— START OF STORED DATA —
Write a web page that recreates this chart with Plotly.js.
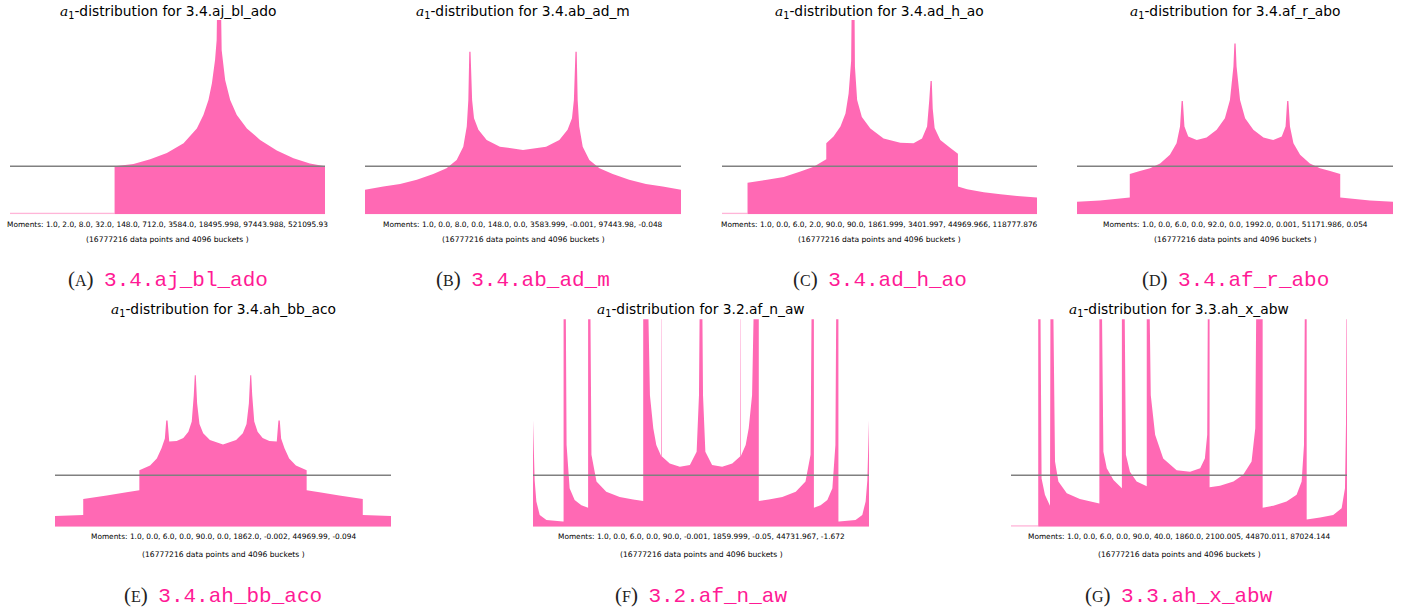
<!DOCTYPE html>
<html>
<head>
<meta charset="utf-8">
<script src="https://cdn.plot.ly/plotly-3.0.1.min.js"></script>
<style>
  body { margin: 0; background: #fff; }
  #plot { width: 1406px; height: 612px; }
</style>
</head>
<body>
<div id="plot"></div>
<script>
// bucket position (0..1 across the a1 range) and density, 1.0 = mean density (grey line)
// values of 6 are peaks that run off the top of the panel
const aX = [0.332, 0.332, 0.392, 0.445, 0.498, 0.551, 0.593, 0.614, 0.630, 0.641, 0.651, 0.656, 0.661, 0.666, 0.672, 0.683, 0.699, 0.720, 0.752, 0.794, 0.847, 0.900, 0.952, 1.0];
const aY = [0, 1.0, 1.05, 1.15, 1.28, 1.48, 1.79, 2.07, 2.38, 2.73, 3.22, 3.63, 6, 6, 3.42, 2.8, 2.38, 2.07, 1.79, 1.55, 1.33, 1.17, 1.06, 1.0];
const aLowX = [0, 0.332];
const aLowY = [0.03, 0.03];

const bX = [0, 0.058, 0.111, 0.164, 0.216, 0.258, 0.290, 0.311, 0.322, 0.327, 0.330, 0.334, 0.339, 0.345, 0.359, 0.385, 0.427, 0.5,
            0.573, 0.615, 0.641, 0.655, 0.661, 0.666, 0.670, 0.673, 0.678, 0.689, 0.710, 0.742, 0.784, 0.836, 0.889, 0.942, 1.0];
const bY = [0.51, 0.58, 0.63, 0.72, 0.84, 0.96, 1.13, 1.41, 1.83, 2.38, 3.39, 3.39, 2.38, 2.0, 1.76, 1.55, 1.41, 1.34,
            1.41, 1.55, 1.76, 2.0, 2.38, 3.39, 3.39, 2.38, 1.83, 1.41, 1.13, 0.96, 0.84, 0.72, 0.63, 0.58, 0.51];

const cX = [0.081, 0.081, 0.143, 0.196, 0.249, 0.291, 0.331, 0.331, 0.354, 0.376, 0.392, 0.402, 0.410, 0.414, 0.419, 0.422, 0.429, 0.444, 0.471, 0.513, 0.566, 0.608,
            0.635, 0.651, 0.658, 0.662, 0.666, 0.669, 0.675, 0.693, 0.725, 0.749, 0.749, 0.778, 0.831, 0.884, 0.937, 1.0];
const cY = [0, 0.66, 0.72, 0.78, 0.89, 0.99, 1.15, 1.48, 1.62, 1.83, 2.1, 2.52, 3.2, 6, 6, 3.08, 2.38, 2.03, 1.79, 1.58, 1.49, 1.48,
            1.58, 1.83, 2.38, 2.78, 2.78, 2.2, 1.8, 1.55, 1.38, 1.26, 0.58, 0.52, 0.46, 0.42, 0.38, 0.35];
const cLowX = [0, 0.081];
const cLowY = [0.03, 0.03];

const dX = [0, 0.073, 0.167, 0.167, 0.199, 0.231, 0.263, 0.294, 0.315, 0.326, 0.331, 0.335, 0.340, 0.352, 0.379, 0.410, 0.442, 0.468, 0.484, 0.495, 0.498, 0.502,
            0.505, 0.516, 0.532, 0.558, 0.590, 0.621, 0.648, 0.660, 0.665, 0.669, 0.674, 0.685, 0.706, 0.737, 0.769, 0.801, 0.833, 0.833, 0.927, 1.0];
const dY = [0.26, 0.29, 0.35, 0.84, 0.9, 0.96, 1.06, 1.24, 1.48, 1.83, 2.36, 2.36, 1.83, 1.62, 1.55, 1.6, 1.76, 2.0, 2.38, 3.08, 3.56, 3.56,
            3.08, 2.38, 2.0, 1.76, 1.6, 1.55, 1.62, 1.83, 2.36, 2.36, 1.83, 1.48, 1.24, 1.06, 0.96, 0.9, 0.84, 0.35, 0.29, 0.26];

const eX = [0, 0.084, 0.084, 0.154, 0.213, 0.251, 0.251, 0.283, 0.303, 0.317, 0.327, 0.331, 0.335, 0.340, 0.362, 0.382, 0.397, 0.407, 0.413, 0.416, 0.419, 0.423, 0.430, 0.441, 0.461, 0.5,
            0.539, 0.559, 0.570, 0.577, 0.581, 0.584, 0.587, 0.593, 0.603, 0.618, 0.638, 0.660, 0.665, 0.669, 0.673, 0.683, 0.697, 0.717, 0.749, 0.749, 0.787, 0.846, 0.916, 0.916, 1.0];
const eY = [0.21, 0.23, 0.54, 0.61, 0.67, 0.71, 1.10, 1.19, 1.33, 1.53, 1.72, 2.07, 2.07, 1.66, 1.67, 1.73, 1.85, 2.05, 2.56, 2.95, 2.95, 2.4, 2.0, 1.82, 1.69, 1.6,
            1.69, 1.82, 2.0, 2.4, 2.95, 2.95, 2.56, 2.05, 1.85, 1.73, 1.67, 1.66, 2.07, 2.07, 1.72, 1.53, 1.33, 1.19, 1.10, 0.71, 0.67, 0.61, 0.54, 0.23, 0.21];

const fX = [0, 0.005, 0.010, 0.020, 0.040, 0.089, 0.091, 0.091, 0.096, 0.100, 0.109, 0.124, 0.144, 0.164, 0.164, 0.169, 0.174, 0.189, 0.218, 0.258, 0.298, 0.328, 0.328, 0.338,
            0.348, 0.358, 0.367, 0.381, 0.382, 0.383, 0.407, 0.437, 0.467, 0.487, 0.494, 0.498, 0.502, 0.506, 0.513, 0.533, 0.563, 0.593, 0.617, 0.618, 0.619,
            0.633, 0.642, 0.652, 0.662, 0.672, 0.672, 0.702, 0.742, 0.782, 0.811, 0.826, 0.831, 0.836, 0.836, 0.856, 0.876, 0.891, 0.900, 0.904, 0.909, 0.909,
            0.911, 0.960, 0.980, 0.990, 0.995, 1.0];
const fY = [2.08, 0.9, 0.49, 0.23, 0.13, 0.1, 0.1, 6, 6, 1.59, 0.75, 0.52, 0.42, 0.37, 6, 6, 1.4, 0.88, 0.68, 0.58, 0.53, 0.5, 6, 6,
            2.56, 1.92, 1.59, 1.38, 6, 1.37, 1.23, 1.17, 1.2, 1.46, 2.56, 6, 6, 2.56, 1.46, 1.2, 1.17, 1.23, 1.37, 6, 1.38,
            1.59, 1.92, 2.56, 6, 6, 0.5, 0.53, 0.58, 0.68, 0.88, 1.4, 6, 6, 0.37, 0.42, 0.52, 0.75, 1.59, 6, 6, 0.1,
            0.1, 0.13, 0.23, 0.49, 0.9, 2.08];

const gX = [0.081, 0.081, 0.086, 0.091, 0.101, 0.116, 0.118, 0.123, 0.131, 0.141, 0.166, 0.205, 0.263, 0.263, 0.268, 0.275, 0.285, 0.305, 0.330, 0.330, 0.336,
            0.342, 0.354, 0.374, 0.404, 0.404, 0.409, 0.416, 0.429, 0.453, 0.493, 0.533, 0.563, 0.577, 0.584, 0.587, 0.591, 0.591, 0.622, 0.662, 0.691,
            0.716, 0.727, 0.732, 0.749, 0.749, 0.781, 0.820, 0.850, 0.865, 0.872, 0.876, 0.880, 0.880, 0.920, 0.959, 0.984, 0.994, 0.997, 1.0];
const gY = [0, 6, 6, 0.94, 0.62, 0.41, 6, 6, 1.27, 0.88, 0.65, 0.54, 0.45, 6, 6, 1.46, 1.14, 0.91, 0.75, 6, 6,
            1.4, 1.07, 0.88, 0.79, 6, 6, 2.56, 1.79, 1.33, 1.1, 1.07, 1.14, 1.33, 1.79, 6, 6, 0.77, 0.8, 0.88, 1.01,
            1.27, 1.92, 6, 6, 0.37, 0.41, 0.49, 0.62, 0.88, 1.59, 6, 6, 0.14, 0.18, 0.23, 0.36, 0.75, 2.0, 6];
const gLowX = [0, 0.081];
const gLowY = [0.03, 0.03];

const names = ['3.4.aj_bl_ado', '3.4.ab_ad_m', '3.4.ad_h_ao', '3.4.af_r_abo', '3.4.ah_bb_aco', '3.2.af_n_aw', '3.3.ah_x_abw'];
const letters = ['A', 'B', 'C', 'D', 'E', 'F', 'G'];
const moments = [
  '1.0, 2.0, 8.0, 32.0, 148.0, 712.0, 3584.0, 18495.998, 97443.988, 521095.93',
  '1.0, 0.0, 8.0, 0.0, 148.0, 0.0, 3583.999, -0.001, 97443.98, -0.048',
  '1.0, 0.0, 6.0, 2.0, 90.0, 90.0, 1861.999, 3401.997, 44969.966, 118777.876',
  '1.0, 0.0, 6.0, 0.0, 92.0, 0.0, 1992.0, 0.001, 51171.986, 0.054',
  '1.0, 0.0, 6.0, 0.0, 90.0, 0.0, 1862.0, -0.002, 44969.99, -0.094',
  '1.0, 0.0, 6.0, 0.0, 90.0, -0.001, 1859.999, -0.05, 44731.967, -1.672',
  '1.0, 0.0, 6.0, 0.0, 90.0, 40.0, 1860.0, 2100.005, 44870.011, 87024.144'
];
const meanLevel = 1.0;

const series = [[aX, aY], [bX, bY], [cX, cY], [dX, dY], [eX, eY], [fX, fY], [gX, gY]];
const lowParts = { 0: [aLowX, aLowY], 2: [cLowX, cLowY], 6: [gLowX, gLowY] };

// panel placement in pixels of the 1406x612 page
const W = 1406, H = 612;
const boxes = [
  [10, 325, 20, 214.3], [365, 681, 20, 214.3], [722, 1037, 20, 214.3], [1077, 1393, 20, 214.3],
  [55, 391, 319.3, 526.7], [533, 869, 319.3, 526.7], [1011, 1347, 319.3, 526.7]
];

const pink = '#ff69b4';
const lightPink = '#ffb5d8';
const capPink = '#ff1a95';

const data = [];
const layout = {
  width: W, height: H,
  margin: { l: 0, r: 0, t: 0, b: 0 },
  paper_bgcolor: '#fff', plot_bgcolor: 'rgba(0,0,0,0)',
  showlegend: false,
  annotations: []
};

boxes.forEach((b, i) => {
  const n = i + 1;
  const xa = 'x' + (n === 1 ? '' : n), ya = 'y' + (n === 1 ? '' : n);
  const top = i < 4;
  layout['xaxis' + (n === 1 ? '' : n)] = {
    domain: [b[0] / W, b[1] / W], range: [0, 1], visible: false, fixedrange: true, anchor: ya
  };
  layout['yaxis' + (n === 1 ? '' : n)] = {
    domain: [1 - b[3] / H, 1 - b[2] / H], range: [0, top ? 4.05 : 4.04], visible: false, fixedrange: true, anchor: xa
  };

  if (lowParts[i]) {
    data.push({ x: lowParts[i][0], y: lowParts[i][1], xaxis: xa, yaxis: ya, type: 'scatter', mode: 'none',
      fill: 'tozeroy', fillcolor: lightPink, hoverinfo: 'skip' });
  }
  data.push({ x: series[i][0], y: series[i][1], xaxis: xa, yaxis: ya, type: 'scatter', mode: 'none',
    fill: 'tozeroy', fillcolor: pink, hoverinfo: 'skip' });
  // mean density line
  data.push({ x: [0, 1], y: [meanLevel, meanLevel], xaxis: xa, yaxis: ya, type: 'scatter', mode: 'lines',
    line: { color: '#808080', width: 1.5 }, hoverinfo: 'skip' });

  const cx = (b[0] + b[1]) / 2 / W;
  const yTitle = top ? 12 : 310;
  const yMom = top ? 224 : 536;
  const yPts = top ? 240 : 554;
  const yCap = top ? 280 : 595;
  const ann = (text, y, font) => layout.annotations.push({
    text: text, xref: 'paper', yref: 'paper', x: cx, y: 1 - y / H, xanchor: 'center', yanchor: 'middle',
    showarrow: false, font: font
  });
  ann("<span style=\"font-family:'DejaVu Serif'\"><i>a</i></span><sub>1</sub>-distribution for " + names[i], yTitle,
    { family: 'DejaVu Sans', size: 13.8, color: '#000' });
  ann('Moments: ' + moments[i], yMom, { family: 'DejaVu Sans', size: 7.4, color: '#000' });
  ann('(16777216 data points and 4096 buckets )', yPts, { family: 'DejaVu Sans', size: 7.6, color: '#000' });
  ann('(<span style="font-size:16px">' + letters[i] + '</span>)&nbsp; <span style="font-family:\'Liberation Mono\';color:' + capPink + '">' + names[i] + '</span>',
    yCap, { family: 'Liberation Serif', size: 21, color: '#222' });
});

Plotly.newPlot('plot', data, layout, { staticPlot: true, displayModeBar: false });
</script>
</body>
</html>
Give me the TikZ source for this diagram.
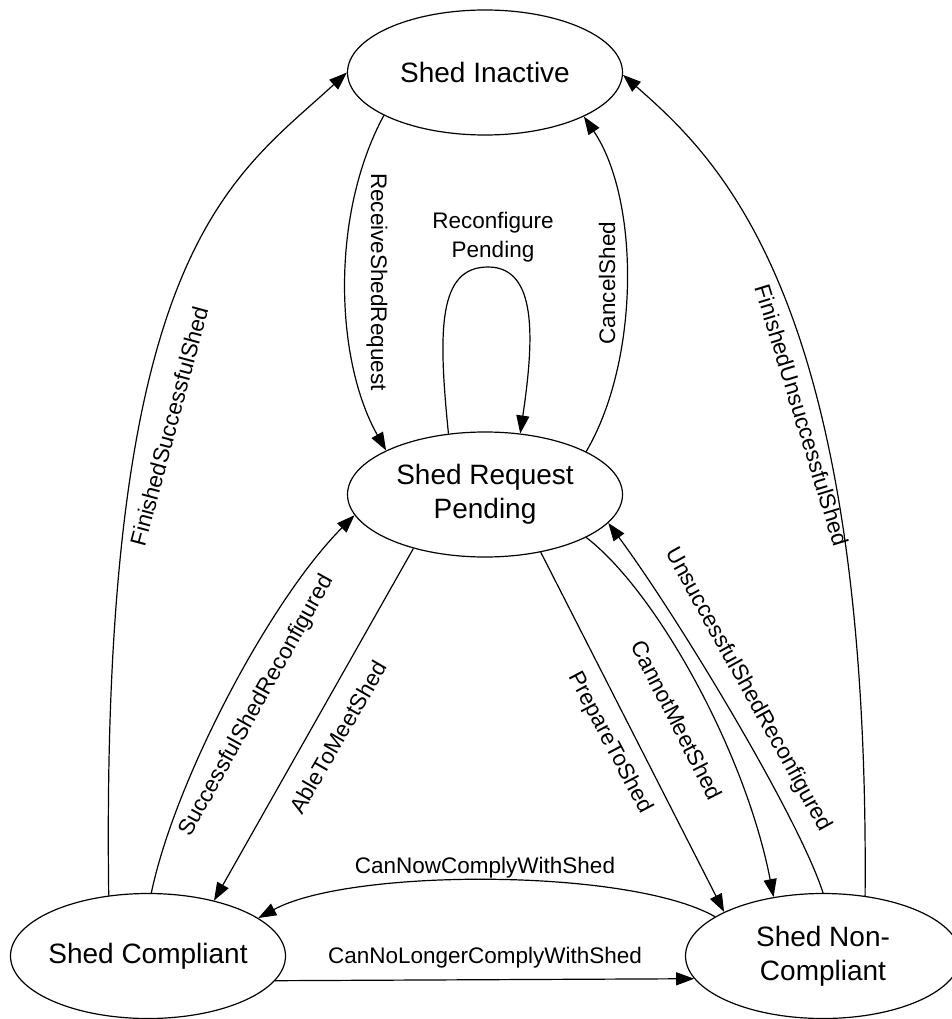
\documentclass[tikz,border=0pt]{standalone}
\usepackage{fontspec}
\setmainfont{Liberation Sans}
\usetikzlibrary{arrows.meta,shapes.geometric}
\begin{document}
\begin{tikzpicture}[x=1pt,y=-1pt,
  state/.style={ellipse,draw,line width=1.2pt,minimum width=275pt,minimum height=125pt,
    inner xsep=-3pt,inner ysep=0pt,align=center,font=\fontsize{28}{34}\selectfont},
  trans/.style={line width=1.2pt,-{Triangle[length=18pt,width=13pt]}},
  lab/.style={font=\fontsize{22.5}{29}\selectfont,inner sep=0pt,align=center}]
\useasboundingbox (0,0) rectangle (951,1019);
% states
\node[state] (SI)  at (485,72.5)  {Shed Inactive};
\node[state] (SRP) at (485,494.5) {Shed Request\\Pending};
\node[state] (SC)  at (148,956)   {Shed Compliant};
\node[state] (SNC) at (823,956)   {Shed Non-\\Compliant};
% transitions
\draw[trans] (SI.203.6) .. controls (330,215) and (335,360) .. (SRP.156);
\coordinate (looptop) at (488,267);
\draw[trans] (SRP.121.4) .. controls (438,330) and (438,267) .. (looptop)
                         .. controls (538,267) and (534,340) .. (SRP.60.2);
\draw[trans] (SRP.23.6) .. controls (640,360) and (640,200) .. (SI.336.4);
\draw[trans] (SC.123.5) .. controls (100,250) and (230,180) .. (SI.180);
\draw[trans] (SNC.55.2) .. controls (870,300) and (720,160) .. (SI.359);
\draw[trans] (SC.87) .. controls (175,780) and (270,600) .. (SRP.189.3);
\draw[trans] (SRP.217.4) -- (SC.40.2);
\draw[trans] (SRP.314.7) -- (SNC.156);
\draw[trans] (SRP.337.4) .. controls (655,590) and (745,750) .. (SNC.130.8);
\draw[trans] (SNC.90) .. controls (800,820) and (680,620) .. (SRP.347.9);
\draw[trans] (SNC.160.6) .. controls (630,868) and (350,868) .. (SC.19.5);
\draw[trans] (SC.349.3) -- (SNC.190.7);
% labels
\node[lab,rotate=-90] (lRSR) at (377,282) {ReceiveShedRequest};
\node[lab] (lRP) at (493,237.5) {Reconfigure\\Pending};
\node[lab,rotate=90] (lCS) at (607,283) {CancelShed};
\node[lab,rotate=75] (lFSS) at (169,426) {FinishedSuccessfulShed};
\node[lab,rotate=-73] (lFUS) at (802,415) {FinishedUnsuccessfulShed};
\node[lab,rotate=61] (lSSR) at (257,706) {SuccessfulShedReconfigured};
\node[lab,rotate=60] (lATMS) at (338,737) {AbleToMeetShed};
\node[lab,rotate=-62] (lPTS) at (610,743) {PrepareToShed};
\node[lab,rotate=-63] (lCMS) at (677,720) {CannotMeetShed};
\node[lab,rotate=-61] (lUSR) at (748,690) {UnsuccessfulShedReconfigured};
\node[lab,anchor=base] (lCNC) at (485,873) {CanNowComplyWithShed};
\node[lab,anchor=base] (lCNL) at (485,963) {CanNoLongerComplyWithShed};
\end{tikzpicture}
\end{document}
— END OF STORED DATA —
AIM OF THE TASK: Your task is to return the lines above, from the first one up to and including the line containing "const cLowY = [0.03, 0.03];", minus any pictures.

TASK SOLUTION:
Write a web page that recreates this chart with Plotly.js.
<!DOCTYPE html>
<html>
<head>
<meta charset="utf-8">
<script src="https://cdn.plot.ly/plotly-3.0.1.min.js"></script>
<style>
  body { margin: 0; background: #fff; }
  #plot { width: 1406px; height: 612px; }
</style>
</head>
<body>
<div id="plot"></div>
<script>
// bucket position (0..1 across the a1 range) and density, 1.0 = mean density (grey line)
// values of 6 are peaks that run off the top of the panel
const aX = [0.332, 0.332, 0.392, 0.445, 0.498, 0.551, 0.593, 0.614, 0.630, 0.641, 0.651, 0.656, 0.661, 0.666, 0.672, 0.683, 0.699, 0.720, 0.752, 0.794, 0.847, 0.900, 0.952, 1.0];
const aY = [0, 1.0, 1.05, 1.15, 1.28, 1.48, 1.79, 2.07, 2.38, 2.73, 3.22, 3.63, 6, 6, 3.42, 2.8, 2.38, 2.07, 1.79, 1.55, 1.33, 1.17, 1.06, 1.0];
const aLowX = [0, 0.332];
const aLowY = [0.03, 0.03];

const bX = [0, 0.058, 0.111, 0.164, 0.216, 0.258, 0.290, 0.311, 0.322, 0.327, 0.330, 0.334, 0.339, 0.345, 0.359, 0.385, 0.427, 0.5,
            0.573, 0.615, 0.641, 0.655, 0.661, 0.666, 0.670, 0.673, 0.678, 0.689, 0.710, 0.742, 0.784, 0.836, 0.889, 0.942, 1.0];
const bY = [0.51, 0.58, 0.63, 0.72, 0.84, 0.96, 1.13, 1.41, 1.83, 2.38, 3.39, 3.39, 2.38, 2.0, 1.76, 1.55, 1.41, 1.34,
            1.41, 1.55, 1.76, 2.0, 2.38, 3.39, 3.39, 2.38, 1.83, 1.41, 1.13, 0.96, 0.84, 0.72, 0.63, 0.58, 0.51];

const cX = [0.081, 0.081, 0.143, 0.196, 0.249, 0.291, 0.331, 0.331, 0.354, 0.376, 0.392, 0.402, 0.410, 0.414, 0.419, 0.422, 0.429, 0.444, 0.471, 0.513, 0.566, 0.608,
            0.635, 0.651, 0.658, 0.662, 0.666, 0.669, 0.675, 0.693, 0.725, 0.749, 0.749, 0.778, 0.831, 0.884, 0.937, 1.0];
const cY = [0, 0.66, 0.72, 0.78, 0.89, 0.99, 1.15, 1.48, 1.62, 1.83, 2.1, 2.52, 3.2, 6, 6, 3.08, 2.38, 2.03, 1.79, 1.58, 1.49, 1.48,
            1.58, 1.83, 2.38, 2.78, 2.78, 2.2, 1.8, 1.55, 1.38, 1.26, 0.58, 0.52, 0.46, 0.42, 0.38, 0.35];
const cLowX = [0, 0.081];
const cLowY = [0.03, 0.03];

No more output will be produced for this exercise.